Today head of the elite unit Detective Superintendent Simon Duffy said drugs remain the biggest industry for gangs but he revealed many were using ‘legitimate’ businesses to mask their criminal enterprises.

“Their end game is always around status or money,” he said. “They are opportunist and sometimes they are far from organised.

“There is no definitive for what their crimes may be – it could be drugs, it could be modern day slavery, it could be illegal waste dumping.

“We maintain a list of organised crime gangs and in recent years we are getting smarter about the way we manage them.

“We have had a number of successful convictions this year and the message does get out. We are on the front foot.”

Mr Duffy, who has 30 years experience, said police aim to ‘prevent, pursue, and disrupt’ around 40 gangs operating in and around the county.

Among the successes was a cocaine and amphetamine racket that operated in Cannock, Stafford, and Walsall which was smashed by detectives and saw five gangs across the Midlands hit with 23 people being sent to jail for 130 years. Kingpins John Appleton and Michael O’ Mahoney, from Cannock, got 14 years each while their henchmen and associates are serving between eight years and 14 months behind bars.

Wolverhampton brothers Thomas, Lee and Gavin Cotterill, from Burntwood, were also jailed as part of a separate burglary and robbery gang that operated in the city, Walsall, and South Staffordshire villages such as Codsall and Brewood.

They also smashed a Romanian gang that set up camp and cycled to jewellers across England in a series of burglaries where they stole more than £3.1m worth of goods. Amongst the crooks was Vasile Daniel Cardos, 26, of Halesowen Street, Rowley Regis.

And more than 50 arrests were made this year across the Black Country and the wider West Midlands as part of a huge drug running empire that moved drugs out of Birmingham and Wolverhampton into Staffordshire, Shropshire, Worcestershire and Warwickshire, by the West Midlands Regional Organised Crime Unit.

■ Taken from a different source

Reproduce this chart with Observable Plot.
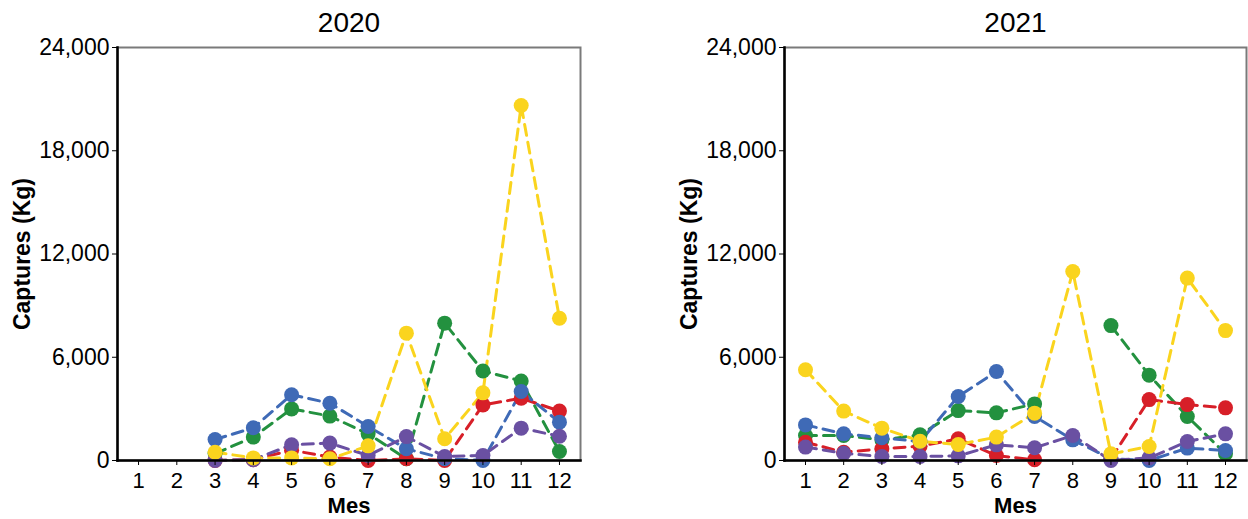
<!DOCTYPE html>
<html><head><meta charset="utf-8">
<script src="https://cdn.jsdelivr.net/npm/d3@7"></script>
<script src="https://cdn.jsdelivr.net/npm/@observablehq/plot@0.6"></script>
<style>
body{margin:0;background:#fff;}
#wrap{display:flex;width:1248px;height:519px;}
#wrap svg{font-family:"Liberation Sans",Arial,sans-serif;color:#000;}
</style></head><body><div id="wrap"></div>
<script>
// ---- data ----
const months = [1,2,3,4,5,6,7,8,9,10,11,12];
const years = ["2020","2021"];
const yTicks = [0,6000,12000,18000,24000];
const yMax = 24000;
const seriesNames = ["Sèrie verda","Sèrie vermella","Sèrie blava","Sèrie lila","Sèrie groga"];
const seriesColors = ["#23913F","#D71F28","#3F6AB6","#6A50A2","#FAD41E"];

const green2020  = [null,null,400,1360,3000,2580,1550,100,7980,5200,4620,520];
const red2020    = [null,null,0,50,600,200,0,100,0,3230,3620,2870];
const blue2020   = [null,null,1220,1900,3820,3330,1975,680,100,0,4010,2230];
const purple2020 = [null,null,0,50,910,1010,290,1390,230,290,1880,1410];
const yellow2020 = [null,null,480,150,150,100,850,7400,1260,3930,20630,8270];

const green2021  = [1450,1450,1200,1490,2900,2770,3290,null,7840,4960,2560,390];
const red2021    = [1060,480,680,830,1260,290,40,null,100,3540,3250,3060];
const blue2021   = [2070,1550,1320,1100,3720,5170,2560,1200,100,0,720,580];
const purple2021 = [780,420,230,230,270,910,740,1450,0,150,1100,1550];
const yellow2021 = [5270,2870,1880,1120,930,1360,2750,10980,390,810,10600,7550];

const valuesByYear = {
  "2020": [green2020, red2020, blue2020, purple2020, yellow2020],
  "2021": [green2021, red2021, blue2021, purple2021, yellow2021]
};
const yLabel = "Captures (Kg)";
const xLabel = "Mes";

// ---- chart ----
function rowsFor(year) {
  const rows = [];
  valuesByYear[year].forEach((vals, si) => {
    months.forEach((m, i) => rows.push({series: seriesNames[si], month: m, value: vals[i]}));
  });
  return rows;
}

const pad = (d3.max(months) - d3.min(months)) * 0.05;
const xDomain = [d3.min(months) - pad, d3.max(months) + pad];

function panel(year, marginLeft, marginRight) {
  const rows = rowsFor(year);
  return Plot.plot({
    width: 624, height: 519,
    marginLeft, marginRight, marginTop: 47, marginBottom: 59,
    style: {fontFamily: "'Liberation Sans', Arial, sans-serif", color: "#000", background: "#fff"},
    x: {domain: xDomain},
    y: {domain: [0, yMax]},
    color: {domain: seriesNames, range: seriesColors},
    marks: [
      Plot.line(rows, {x: "month", y: "value", z: "series", stroke: "series",
        strokeWidth: 3, strokeDasharray: "11,7", curve: "linear"}),
      Plot.dot(rows.filter(d => d.value != null), {x: "month", y: "value", fill: "series", r: 7.5}),
      Plot.frame({stroke: "#7a7a7a", strokeWidth: 2}),
      Plot.frame({anchor: "left", stroke: "#000", strokeWidth: 2.5}),
      Plot.frame({anchor: "bottom", stroke: "#000", strokeWidth: 2.5}),
      Plot.axisY({ticks: yTicks, tickFormat: d3.format(","), tickSize: 5, tickPadding: 3,
        fontSize: 23, label: null}),
      Plot.axisX({ticks: months, tickFormat: d => d, tickSize: 5, tickPadding: 7,
        fontSize: 22, label: null}),
      Plot.text([year], {text: d => d, frameAnchor: "top", textAnchor: "middle", lineAnchor: "middle",
        dy: -24, fontSize: 28, fill: "#000"}),
      Plot.text([xLabel], {text: d => d, frameAnchor: "bottom", textAnchor: "middle", lineAnchor: "middle",
        dy: 45, fontSize: 22, fontWeight: "bold", fill: "#000"}),
      Plot.text([yLabel], {text: d => d, frameAnchor: "left", textAnchor: "middle", lineAnchor: "middle",
        dx: -95, rotate: -90, fontSize: 23, fontWeight: "bold", fill: "#000"})
    ]
  });
}

const wrap = document.getElementById("wrap");
wrap.appendChild(panel(years[0], 117, 44));
wrap.appendChild(panel(years[1], 160, 2));
</script>
</body></html>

Earlier this year West Midlands Police revealed it was tracking 84 crime groups across the region.

“It’s a game of cat and mouse, and it is not always easy for criminal masterminds to accept they have lost,” he added.

Mr Duffy said that drugs trafficking remained the most attractive ‘industry’ for gangs. He said: “There’s a lot to be exploited and a lot of money to be made,” he said.“We have seen what used to be called ‘legal highs’ flood the market and even certain chemicals being sold. These people cannot resist the chance to make easy cash by exploiting often vulnerable people.”

He revealed ‘a lot of work’ had gone into working with councils and other public bodies to identify ‘legitimate’ businesses being run by crime bosses to launder money.

He said: “Gangs are clever and they try to legitimise their money by legitimate means. There have been cases where public bodies have been using services which are a front to crime gangs. We are putting a stop to that.”

The top officer also stressed that the force would chase and seek to bring down those at the top of criminal gangs – not just their underlings.

“We target those at the top of criminal networks,” he said.